How Retailers Can Woo Millennials?

Retailers worldwide are getting better at keeping step with the demands of todays always-on, savvy consumers whose expectations are increasing like neverbefore
How Retailers Can Woo Millennials?

While shopping satisfaction has improved over the last decade, retailers must accelerate the pace of change or risk losing sales and market share. Consumers equipped with smartphones expect fast, convenient, information-rich and connected shopping experiences that are uniquely relevant to them in store, online and via their mobile devices. According to Zebra Technologies’ 2018 Shopper Study, one-third of shoppers are still not satisfied with the in-store shopping experience

Today’s consumer is now informed by the ease of online shopping and accessing the world’s biggest, round-the-clock store at their fingertips. They’ve become less tolerant of longtime retail pain points that fail to meet their on-demand shopping needs. At the same time, consumers are increasingly channel agnostic and demand an easy, fast, seamless buying experience, no matter if they’re buying online, via a mobile device, in store or using some combination of the three:


Increasingly, consumers expect retailers to offer solutions such as store staff equipped with mobile computers to locate missing inventory, provide options like free home delivery of out-of-stock items, and expedite checkout, the study found. They are also looking to retailers to add curation, inspiration and customization to the multichannel shopping experience that transforms the customer-retailer dynamic from merely transactional to service-driven and personalized. Shoppers value assisted-selling technologies that record consumers’ purchase history to deliver customized product offers and tailored discounts, for example.
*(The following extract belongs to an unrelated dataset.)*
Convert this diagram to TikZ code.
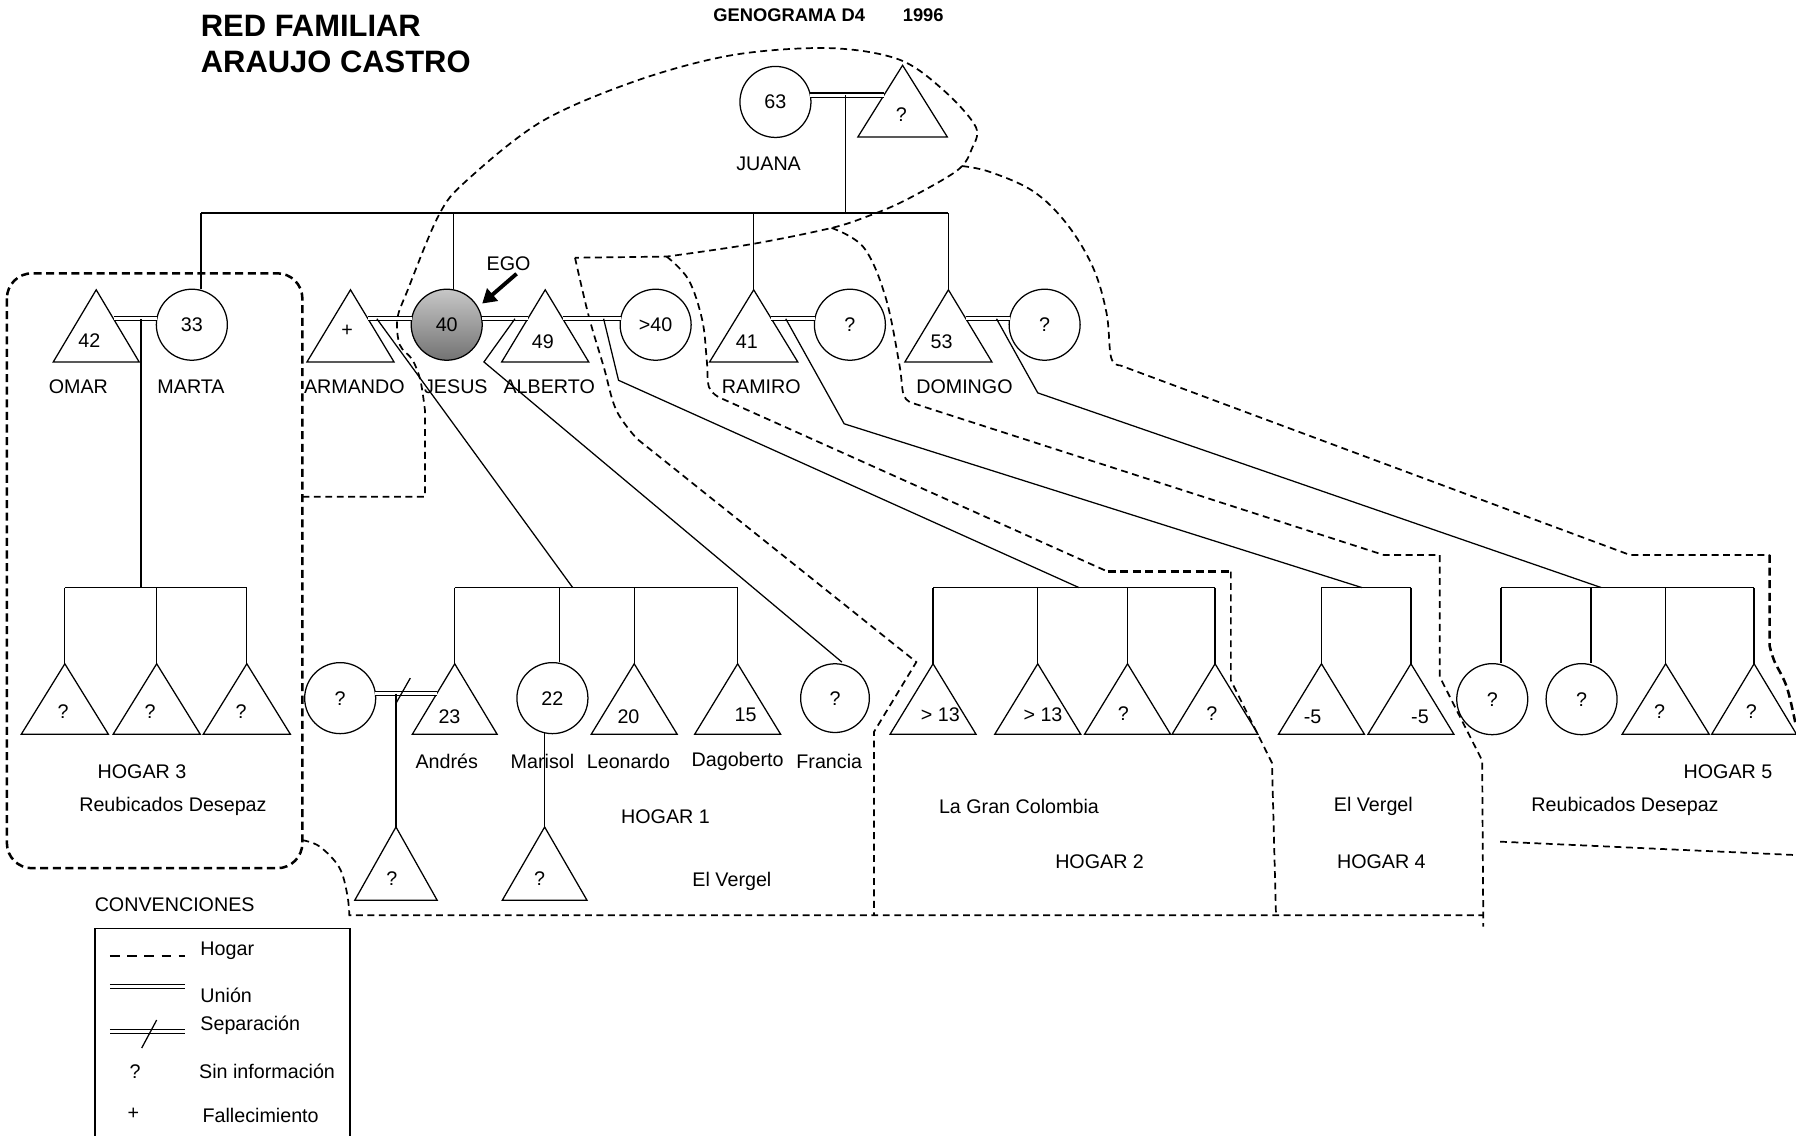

Shoppers are demanding a variety of faster product delivery options, but many aren’t willing to pay for speedier service. More than half of shoppers surveyed plan to increase their usage of buy in store, ship from store to home delivery and expect next-day and same-day delivery options. In response, forward-thinking retailers are scrambling to meet these heightened demands by rolling out perks such as reserve online, pick up in store and curbside pickup.


Retailers are catching up to the connected consumer, whose smartphones serve as in-store shopping tools that help them compare prices and consult customer reviews. Merchants are recognizing that shoppers increasingly crave comparable convenience in store. A look back at the shopper study findings over the past 10 years reveals that shoppers’ in-store satisfaction has increased somewhat. However, consumers – particularly Millennials – feel they are better connected to product infomation than sales associates


For one, you can’t sell what’s not in store. The study found that 36% of specialty apparel and fashion retail shoppers cited the primary reason for leaving the store without the article they wanted was because they didn’t like the selection and 34% were dissatisfied with the displays. Meanwhile, 30% and 26% of grocery/supermarket and specialty apparel shoppers, respectively, said they left a store if the product they wanted was out of stock.

When faced with out-of-stock inventory in store, consumers want retailers to step in with immediate solutions, and see technology as the answer. More than half of shoppers believe technology is critical to improving the shopping experience. Consumers surveyed said that while shopping, they most value staff armed with a mobile device to access information on in-store product availability and price, and offer services such home delivery to an out-of-stock item. As a result, smart retailers are empowering front-line associates with mobile computers and tablets that make it easy to conduct inventory and price checks, scan coupons and communicate across the sales floor and the stockroom without ever having to leave the customer’s side. They are also working behind the scenes to reduce out of stocks and boost inventory accuracy to better locate merchandise, whether it’s in a warehouse, in the stockroom or on the sales floor.


It’s a business imperative amid store traffic declines. In-store trips are becoming increasingly purpose-driven. As proof of how consumers plot their buying strategies, 35% of shoppers purchased only the items they set out to buy before arriving at the store, the study found. For retailers, that means shorter stays and fewer impulse buys

To counter the shortfall and increase the amount of time shoppers spend in store, retailers are adding immersive, interactive and customized shopping elements to the retail experience that bring new services, customized offerings, entertainment and even consumer education to the purchasing equation.

These services range from upgrades such as sales associates who have been trained as product specialists to offer shoppers concierge-like, in-store guidance on merchandise; in-store apparel tailoring; on-site cafes and eateries; fitting-room technology that enables the shopper to select items to try on from the fitting room; in-store parties; and even classes ranging from beauty and exercise to cooking.